Saluez-vous mutuellement ; souhaitez-vous les bénédictions du ciel lorsque vous entrez dans une maison. Dieu vous explique sa doctrine afin que vous compreniez.

Les fidèles sont ceux qui croient en Dieu et à son ministre. Lorsque quelqu’affaire les rassemble dans ta maison, ils ne doivent point sortir de ta présence, sans t’en avoir demandé la permission. Ceux qui te font cette demande sont les vrais croyans. S’ils sollicitent quelque grâce, accorde-la à celui que tu en jugeras le plus digne. Implore pour eux l’indulgence du Seigneur. Il est clément et miséricordieux.

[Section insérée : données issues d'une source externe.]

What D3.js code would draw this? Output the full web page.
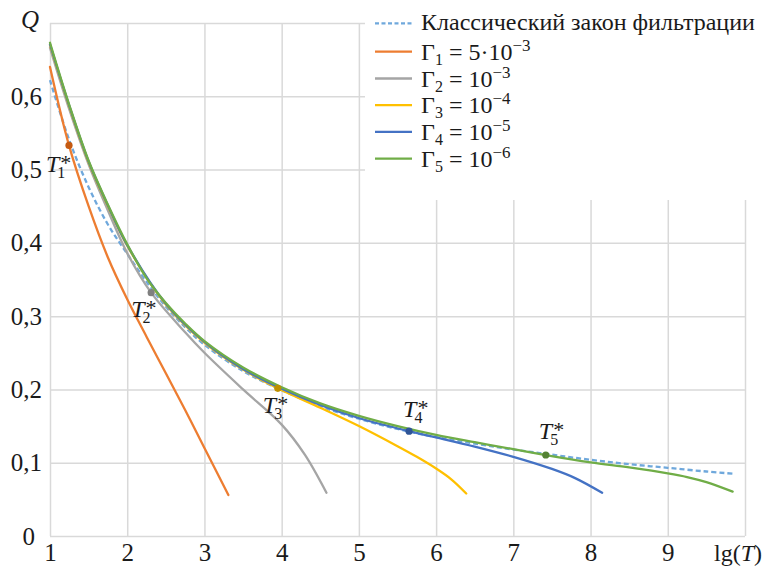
<!DOCTYPE html>
<html>
<head>
<meta charset="utf-8">
<script src="https://cdn.jsdelivr.net/npm/d3@7"></script>
<style>
html, body { margin: 0; padding: 0; background: #fff; }
svg { display: block; font-family: "Liberation Serif", "Times New Roman", serif; }
</style>
</head>
<body>
<svg id="main" width="764" height="567"></svg>
<script>
// values: [lg(T), Q]
var classic = [[1,0.622],[1.25,0.54],[1.5,0.476],[1.75,0.425],[2,0.385],[2.25,0.347],[2.5,0.313],[2.75,0.285],[3,0.261],[3.5,0.225],[4,0.199],[4.5,0.177],[5,0.16],[5.5,0.146],[6,0.135],[6.5,0.126],[7,0.118],[7.5,0.111],[8,0.104],[8.5,0.098],[9,0.093],[9.5,0.088],[9.85,0.085]];
var gamma1 = [[1,0.64],[1.246,0.533],[1.5,0.45],[1.75,0.38],[2,0.323],[2.25,0.272],[2.5,0.222],[2.75,0.172],[3,0.12],[3.31,0.056]];
var gamma2 = [[1,0.666],[1.25,0.582],[1.5,0.507],[1.75,0.444],[2,0.386],[2.31,0.332],[2.75,0.278],[3,0.25],[3.5,0.2],[4,0.152],[4.3,0.111],[4.58,0.059]];
var gamma3 = [[1,0.67],[1.25,0.586],[1.5,0.51],[1.75,0.45],[2,0.396],[2.5,0.316],[3,0.264],[3.5,0.227],[3.95,0.2015],[4.5,0.175],[5,0.15],[5.5,0.1225],[5.75,0.108],[6,0.092],[6.2,0.077],[6.39,0.058]];
var gamma4 = [[1,0.671],[1.25,0.587],[1.5,0.511],[1.75,0.451],[2,0.397],[2.5,0.317],[3,0.265],[3.5,0.228],[4,0.201],[4.5,0.179],[5,0.161],[5.65,0.143],[6,0.1345],[6.5,0.122],[7,0.108],[7.5,0.0915],[7.8,0.079],[8.15,0.059]];
var gamma5 = [[1,0.673],[1.25,0.588],[1.5,0.512],[1.75,0.452],[2,0.398],[2.25,0.352],[2.5,0.318],[2.75,0.29],[3,0.266],[3.5,0.23],[4,0.203],[4.5,0.181],[5,0.164],[5.5,0.15],[6,0.138],[6.5,0.128],[7,0.1185],[7.42,0.1105],[8,0.1005],[8.5,0.0935],[9,0.0855],[9.25,0.0805],[9.5,0.0735],[9.84,0.0605]];
var critical = [[1.246,0.533],[2.31,0.332],[3.95,0.2015],[5.65,0.143],[7.42,0.1105]];

var xTicks = [1,2,3,4,5,6,7,8,9,10];
var yTicks = [0,0.1,0.2,0.3,0.4,0.5,0.6,0.7];
var gammaSub = ['1','2','3','4','5'];
var gammaMant = ['5·10','10','10','10','10'];
var gammaExp = ['−3','−3','−4','−5','−6'];
var classicName = 'Классический закон фильтрации';

var colors = ['#ed7d31','#a5a5a5','#ffc000','#4472c4','#70ad47'];
var dotColors = ['#c55a11','#7f7f7f','#bf9000','#2f5597','#548235'];
var classicColor = '#6fa8dc';
var ink = '#1a1a1a';
var serif = '"Liberation Serif", "Times New Roman", serif';

var svg = d3.select('#main');
var x = d3.scaleLinear().domain([1,10]).range([50,745]);
var y = d3.scaleLinear().domain([0,0.7]).range([536,23]);
var gridColor = '#d9d9d9';

// grid + tick labels
var xAxis = svg.append('g')
	.attr('transform', `translate(0,${y(0)})`)
	.call(d3.axisBottom(x).tickValues(xTicks).tickSize(-(y(0)-y(0.7))).tickPadding(7)
		.tickFormat(d => d === 10 ? '' : d));
var yAxis = svg.append('g')
	.attr('transform', `translate(${x(1)},0)`)
	.call(d3.axisLeft(y).tickValues(yTicks).tickSize(-(x(10)-x(1))).tickPadding(8)
		.tickFormat(d => d === 0.7 ? '' : (d === 0 ? '0' : d3.format('.1f')(d).replace('.', ','))));
for (let g of [xAxis, yAxis]) {
	g.attr('font-family', null).attr('font-size', null);
	g.select('.domain').remove();
	g.selectAll('line').attr('stroke', gridColor).attr('stroke-width', 1.5);
	g.selectAll('text').attr('fill', ink).style('font-size', '25px').style('font-family', serif);
}
// the zero label sits a little further left in the original
yAxis.selectAll('.tick').filter(d => d === 0).select('text').attr('x', -15);

// axis titles
var xt = svg.append('text').attr('x', x(10) - 7).attr('y', 561)
	.attr('text-anchor', 'middle').style('font-size', '24px').attr('fill', ink);
xt.append('tspan').text('lg(');
xt.append('tspan').style('font-style', 'italic').text('T');
xt.append('tspan').text(')');
svg.append('text').attr('x', 21).attr('y', 28).style('font-size', '25px')
	.style('font-style', 'italic').attr('fill', ink).text('Q');

// legend box over the grid
svg.append('rect').attr('x', 365).attr('y', 0).attr('width', 399).attr('height', 200).attr('fill', '#fff');

// curves
var line = d3.line().x(d => x(d[0])).y(d => y(d[1])).curve(d3.curveCatmullRom.alpha(0.5));
svg.append('path').attr('d', line(classic)).attr('fill', 'none')
	.attr('stroke', classicColor).attr('stroke-width', 2.3).attr('stroke-dasharray', '5,3');
[gamma1, gamma2, gamma3, gamma4, gamma5].forEach((s, i) => {
	svg.append('path').attr('d', line(s)).attr('fill', 'none')
		.attr('stroke', colors[i]).attr('stroke-width', 2.3).attr('stroke-linecap', 'round');
});

// critical points
var labelOffsets = [[-23,27],[-20,24],[-15,25],[-6,-14],[-7,-16]];
critical.forEach((p, i) => {
	var cx = x(p[0]), cy = y(p[1]);
	svg.append('circle').attr('cx', cx).attr('cy', cy).attr('r', 3.6).attr('fill', dotColors[i]);
	var t = svg.append('text').attr('fill', ink)
		.attr('x', cx + labelOffsets[i][0]).attr('y', cy + labelOffsets[i][1]).style('font-size', '24px');
	t.append('tspan').style('font-style', 'italic').text('T');
	t.append('tspan').attr('dx', -2).attr('dy', 6).style('font-size', '16px').text(gammaSub[i]);
	t.append('tspan').attr('dx', -5).attr('dy', -8).style('font-size', '22px').text('*');
});

// legend
var lg = svg.append('g').attr('fill', ink);
var rowLine = [23.3, 51.7, 78.5, 105.2, 131.9, 158.6];
lg.append('line').attr('x1', 375).attr('x2', 412).attr('y1', rowLine[0]).attr('y2', rowLine[0])
	.attr('stroke', classicColor).attr('stroke-width', 2.3).attr('stroke-dasharray', '4,2.5');
lg.append('text').attr('x', 421).attr('y', rowLine[0] + 7).style('font-size', '24px').text(classicName);
gammaSub.forEach((s, i) => {
	var ly = rowLine[i + 1];
	lg.append('line').attr('x1', 375).attr('x2', 412).attr('y1', ly).attr('y2', ly)
		.attr('stroke', colors[i]).attr('stroke-width', 2.3);
	var t = lg.append('text').attr('x', 421).attr('y', ly + 8).style('font-size', '24px');
	t.append('tspan').text('Γ');
	t.append('tspan').attr('dy', 5).style('font-size', '16px').text(s);
	t.append('tspan').attr('dy', -5).text(' = ' + gammaMant[i]);
	t.append('tspan').attr('dy', -9).style('font-size', '17px').text(gammaExp[i]);
});
</script>
</body>
</html>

Ne parlez pas au prophète avec la familiarité dont vous usez entre vous. Dieu connaît ceux qui se retirent de l’assemblée en secret. Que ceux qui résistent à ses ordres tremblent. Les maux et les supplices sont prêts à fondre sur eux.

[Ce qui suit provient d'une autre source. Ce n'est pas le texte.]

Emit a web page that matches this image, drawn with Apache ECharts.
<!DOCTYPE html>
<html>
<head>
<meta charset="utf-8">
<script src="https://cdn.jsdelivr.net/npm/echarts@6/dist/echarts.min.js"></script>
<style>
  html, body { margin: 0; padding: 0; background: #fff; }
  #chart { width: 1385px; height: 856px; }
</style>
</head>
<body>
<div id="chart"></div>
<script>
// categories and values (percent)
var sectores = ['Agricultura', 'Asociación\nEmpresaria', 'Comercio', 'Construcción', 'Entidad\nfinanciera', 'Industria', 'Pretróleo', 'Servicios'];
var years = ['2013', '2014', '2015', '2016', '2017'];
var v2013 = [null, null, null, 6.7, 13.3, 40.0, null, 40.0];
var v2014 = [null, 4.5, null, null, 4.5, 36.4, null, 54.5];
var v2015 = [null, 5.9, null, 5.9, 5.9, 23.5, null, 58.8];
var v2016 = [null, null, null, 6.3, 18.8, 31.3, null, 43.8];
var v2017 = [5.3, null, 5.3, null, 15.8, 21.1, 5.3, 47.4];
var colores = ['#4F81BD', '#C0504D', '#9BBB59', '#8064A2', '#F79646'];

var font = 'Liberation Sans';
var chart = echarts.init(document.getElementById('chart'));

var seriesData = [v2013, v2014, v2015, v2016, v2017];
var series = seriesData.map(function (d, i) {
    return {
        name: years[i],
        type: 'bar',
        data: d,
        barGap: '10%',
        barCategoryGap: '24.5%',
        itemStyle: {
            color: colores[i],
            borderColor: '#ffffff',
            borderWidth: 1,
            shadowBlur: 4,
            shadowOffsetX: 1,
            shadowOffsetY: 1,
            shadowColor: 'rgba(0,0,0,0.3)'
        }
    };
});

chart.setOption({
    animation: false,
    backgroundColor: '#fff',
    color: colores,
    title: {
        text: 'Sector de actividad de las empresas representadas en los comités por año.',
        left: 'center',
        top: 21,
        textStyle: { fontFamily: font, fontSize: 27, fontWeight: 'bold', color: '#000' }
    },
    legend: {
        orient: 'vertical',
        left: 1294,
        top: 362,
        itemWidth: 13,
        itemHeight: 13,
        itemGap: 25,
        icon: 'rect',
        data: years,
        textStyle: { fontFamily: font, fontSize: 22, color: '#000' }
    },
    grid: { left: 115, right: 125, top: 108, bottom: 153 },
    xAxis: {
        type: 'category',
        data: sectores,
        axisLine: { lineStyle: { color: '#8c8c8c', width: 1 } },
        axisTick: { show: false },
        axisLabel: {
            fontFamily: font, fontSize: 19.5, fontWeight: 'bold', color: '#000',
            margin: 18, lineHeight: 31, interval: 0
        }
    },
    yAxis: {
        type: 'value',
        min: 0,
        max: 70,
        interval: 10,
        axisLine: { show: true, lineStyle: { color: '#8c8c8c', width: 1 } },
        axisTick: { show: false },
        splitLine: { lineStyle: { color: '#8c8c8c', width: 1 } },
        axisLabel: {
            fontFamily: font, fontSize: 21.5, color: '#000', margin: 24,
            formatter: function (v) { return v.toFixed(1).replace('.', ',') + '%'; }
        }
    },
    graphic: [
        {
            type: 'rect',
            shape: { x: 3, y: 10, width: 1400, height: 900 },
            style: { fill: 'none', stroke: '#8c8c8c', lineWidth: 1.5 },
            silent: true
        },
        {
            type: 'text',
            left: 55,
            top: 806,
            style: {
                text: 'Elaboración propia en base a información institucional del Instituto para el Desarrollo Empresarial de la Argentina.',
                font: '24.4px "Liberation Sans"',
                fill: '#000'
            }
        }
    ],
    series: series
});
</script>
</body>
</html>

Dieu ne possède-t-il pas ce qui est dans les cieux et sur la terre ? Il connaît l’état où vous êtes. Un jour vous paraîtrez devant lui. Il vous montrera vos actions, parce que sa science est sans bornes.


  1. Cette accusation fut intentée contre Aïesha, épouse chérie de Mahomet, que quelques musulmans accusèrent d’avoir eu commerce avec Sawan. On peut voir ce que nous en avons dit dans la vie de Mahomet, sixième année de l’Hégire.
  2. Les femmes turques, comme nous l’avons dit, ne sortent point en public, sans être voilées. En Égypte elles s’enveloppent d’un long manteau de soie noire qui leur couvre tout le corps. Des babouges d’un cuir jaune et très-mince leur servent de chaussure. De longs caleçons et des habits traînant à terre empêchent qu’on ne leur voie la jambe ; mais comme elles ne portent point de bas, Mahomet leur défend d’agiter les pieds de manière à laisser apercevoir des charmes qui doivent être voilés. Elles paraissent toujours en public habillées avec la plus grande décence. Dans l’intérieur de leurs maisons, elles quittent tout cet attirail, et sont vêtues de la manière la plus légère.
  3. L’ancienne autorité des pères de famille, la première que les hommes ayent connue, s’est conservée dans l’Orient. Le Coran ne l’a point établie. Il n’a fait que la rendre plus sacrée. Le père de famille y jouit encore des droits que la nature lui a donnés. Il est juge et pontife. Ses serviteurs, ses enfans ne paraissent point devant lui sans sa permission. Ils doivent aller le matin, à midi et le soir lui offrir leurs services, et recevoir ses bénédictions. Il juge les différens qui naissent parmi eux, et immole les victimes du Beïram (fête des Turcs). C’est là que l’on voit des objets attendrissans. Le même toit renferme souvent quatre générations. L’extrême vieillesse, l’âge viril, la tendre enfance, y sont réunis par des liens sacrés et chéris.